Title
AWS re:Invent 2022 - How Riot Games processes 20 TB of analytics data daily on AWS (ANT341)
Summary
- Riot Games, known for League of Legends, processes significant amounts of data for their games and esports events.
- Initially, Riot used an on-prem data center with a system called Honu for telemetry data collection, which was schema-less and had its own set of challenges.
- As Riot prepared for new games, they moved to AWS infrastructure, creating a new analytics platform (AP) with enforced schema and Kafka for data ingestion.
- Honu was later updated to use Kafka and AWS services, improving performance and reducing the need for batch jobs.
- Riot's current state involves a unified event bus architecture called Rebus, which allows for regional processing and better event-driven capabilities.
- The Rebus architecture uses Kafka, a schema registry, and supports unique topics for streaming capabilities.

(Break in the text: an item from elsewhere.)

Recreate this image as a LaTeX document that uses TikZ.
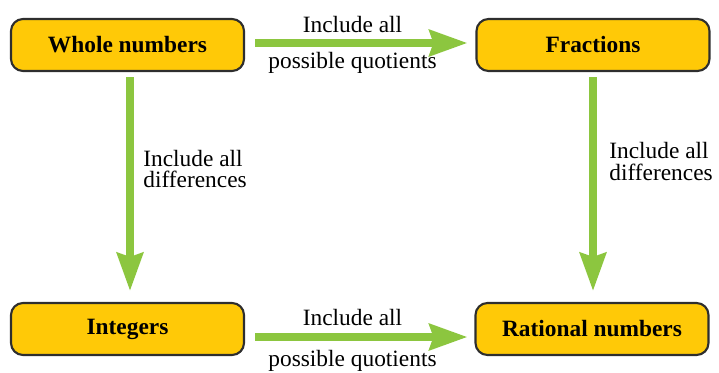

- Riot's future plans include onboarding more teams onto Rebus, consolidating pipelines, improving data warehousing, investigating regional data lakes, and increasing investment in ML Ops.
Insights
- Riot Games has evolved its data architecture over time to handle increasing volumes of data and to provide better services to both developers and players.
- The transition from on-prem to cloud-based infrastructure on AWS allowed Riot to leverage more robust and scalable services like Kafka and AWS Managed Services.

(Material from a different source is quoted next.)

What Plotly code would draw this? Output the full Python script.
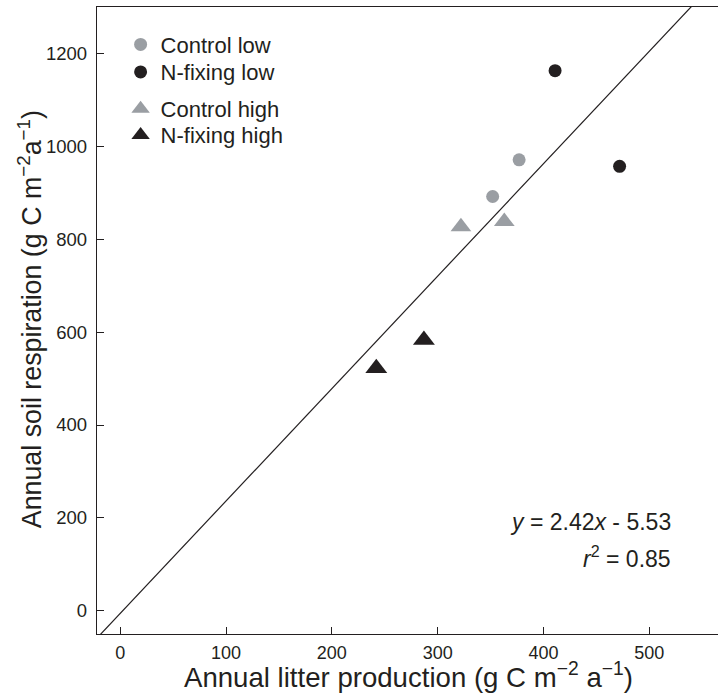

- The move from a schema-less to a schema-enforced system helped improve data quality and usability for downstream consumers like data scientists and analysts.
- Riot's Rebus architecture represents a significant step towards a more modern, event-driven approach, enabling better scalability, isolation, and regional data processing.
- The company's focus on regional data processing and ML Ops indicates a commitment to complying with data residency requirements and enhancing their machine learning capabilities for improved game experiences.
- Riot's iterative approach to architecture, willingness to learn, and problem-solving mindset have been key to their success in managing large-scale data workloads on AWS.